**Given records**
'''
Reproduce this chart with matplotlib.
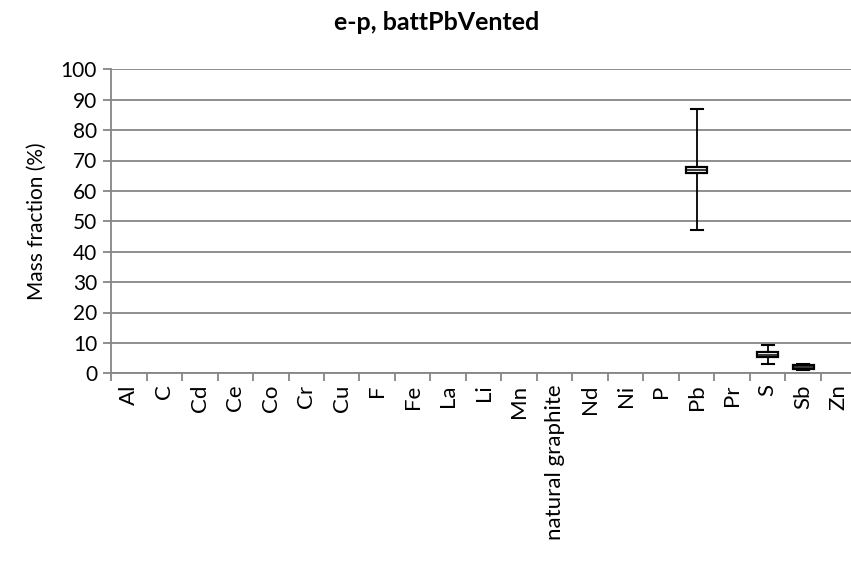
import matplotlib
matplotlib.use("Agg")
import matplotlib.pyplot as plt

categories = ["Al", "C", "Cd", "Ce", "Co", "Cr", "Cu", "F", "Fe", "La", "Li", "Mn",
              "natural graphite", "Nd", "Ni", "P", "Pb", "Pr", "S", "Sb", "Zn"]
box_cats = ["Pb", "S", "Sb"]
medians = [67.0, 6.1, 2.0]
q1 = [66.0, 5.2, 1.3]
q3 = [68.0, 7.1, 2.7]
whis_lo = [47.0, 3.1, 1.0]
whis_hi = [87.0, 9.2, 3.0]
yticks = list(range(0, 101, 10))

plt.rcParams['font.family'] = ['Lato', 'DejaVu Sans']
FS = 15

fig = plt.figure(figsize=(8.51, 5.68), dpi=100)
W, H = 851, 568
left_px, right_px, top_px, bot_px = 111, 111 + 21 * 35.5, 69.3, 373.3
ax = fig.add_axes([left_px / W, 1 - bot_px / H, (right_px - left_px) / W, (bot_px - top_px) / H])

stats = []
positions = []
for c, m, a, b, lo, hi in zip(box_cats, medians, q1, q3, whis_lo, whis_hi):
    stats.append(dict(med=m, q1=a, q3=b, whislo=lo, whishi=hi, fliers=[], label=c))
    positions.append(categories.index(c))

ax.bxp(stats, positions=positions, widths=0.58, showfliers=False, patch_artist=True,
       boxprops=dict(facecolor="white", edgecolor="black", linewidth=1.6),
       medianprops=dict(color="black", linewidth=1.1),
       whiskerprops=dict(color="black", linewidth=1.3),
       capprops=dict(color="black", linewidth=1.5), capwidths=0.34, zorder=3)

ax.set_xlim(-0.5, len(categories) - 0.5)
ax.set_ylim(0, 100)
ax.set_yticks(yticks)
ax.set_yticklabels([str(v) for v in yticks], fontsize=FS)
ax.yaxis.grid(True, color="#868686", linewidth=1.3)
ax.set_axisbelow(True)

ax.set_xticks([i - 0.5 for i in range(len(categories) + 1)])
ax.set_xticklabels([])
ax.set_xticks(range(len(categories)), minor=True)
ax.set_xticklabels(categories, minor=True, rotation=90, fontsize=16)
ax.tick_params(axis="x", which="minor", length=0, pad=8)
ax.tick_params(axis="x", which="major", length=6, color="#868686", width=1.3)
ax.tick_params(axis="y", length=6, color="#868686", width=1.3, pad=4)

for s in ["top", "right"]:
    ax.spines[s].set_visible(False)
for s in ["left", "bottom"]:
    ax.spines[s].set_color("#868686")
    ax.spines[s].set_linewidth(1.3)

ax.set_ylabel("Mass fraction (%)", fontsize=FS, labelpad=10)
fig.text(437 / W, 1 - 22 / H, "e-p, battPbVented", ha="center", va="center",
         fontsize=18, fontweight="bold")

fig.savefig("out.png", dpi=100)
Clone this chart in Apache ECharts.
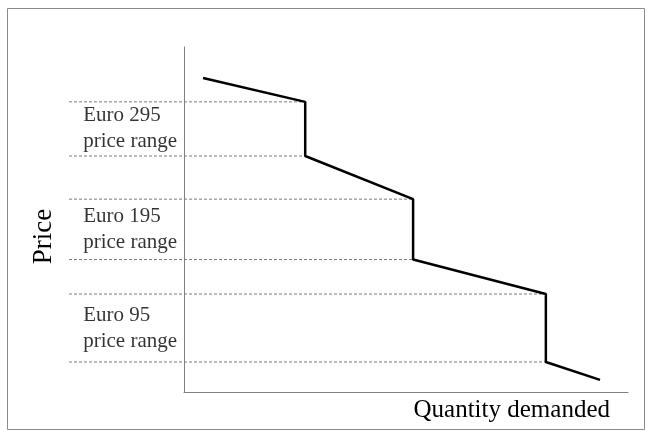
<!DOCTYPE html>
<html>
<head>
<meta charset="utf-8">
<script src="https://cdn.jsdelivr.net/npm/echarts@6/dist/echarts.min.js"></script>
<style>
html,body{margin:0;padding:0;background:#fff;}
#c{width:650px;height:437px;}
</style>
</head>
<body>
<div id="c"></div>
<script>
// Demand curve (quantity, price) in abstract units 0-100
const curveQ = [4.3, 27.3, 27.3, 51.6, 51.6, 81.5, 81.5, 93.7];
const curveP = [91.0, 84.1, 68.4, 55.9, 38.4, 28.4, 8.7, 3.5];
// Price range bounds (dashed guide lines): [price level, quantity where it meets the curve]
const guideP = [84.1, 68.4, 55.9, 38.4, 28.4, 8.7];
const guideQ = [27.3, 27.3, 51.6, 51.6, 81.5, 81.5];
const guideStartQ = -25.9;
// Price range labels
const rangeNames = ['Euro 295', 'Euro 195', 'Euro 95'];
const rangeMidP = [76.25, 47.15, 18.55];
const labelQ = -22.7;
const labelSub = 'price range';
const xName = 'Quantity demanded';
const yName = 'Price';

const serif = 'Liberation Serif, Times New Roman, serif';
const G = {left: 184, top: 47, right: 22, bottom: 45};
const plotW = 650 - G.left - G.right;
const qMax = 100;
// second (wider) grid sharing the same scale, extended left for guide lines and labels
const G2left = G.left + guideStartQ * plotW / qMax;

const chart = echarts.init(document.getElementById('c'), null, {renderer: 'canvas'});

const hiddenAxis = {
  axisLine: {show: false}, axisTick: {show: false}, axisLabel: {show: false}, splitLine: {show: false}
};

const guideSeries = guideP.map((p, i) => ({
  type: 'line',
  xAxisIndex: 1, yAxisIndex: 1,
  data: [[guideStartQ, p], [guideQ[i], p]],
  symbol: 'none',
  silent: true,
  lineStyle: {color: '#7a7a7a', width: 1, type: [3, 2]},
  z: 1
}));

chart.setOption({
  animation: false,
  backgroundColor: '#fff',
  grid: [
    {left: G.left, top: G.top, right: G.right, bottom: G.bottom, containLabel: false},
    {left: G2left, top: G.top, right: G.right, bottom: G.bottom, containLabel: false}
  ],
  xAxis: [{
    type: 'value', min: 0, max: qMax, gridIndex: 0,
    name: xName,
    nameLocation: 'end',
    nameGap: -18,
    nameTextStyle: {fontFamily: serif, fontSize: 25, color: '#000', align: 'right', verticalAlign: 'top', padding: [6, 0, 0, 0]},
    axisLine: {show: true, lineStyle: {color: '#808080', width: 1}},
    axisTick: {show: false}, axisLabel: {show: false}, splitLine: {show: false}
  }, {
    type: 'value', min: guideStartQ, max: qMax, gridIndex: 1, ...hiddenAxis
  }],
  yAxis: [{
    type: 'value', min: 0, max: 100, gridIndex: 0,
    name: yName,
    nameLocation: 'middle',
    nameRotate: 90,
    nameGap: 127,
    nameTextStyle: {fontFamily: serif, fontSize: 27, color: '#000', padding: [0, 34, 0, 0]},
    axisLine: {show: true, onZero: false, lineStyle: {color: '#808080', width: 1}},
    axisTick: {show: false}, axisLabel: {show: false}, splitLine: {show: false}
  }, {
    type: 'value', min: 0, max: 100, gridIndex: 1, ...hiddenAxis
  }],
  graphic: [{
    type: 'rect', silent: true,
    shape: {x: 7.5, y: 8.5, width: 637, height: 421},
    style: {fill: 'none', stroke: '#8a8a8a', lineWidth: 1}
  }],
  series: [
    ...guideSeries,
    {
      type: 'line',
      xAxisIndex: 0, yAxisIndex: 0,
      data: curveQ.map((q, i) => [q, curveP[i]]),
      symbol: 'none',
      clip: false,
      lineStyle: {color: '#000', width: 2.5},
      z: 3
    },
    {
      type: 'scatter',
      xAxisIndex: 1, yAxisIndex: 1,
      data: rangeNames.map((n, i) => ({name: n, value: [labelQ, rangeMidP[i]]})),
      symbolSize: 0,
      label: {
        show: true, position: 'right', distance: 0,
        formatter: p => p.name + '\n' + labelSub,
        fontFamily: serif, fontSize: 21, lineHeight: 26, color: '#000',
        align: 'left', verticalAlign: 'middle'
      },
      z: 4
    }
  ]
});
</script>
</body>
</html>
'''
**Task prompt**
Which lines hold the word "matplotlib"? Return all of them from the records above.

**Output below**
Reproduce this chart with matplotlib.
import matplotlib
matplotlib.use("Agg")
import matplotlib.pyplot as plt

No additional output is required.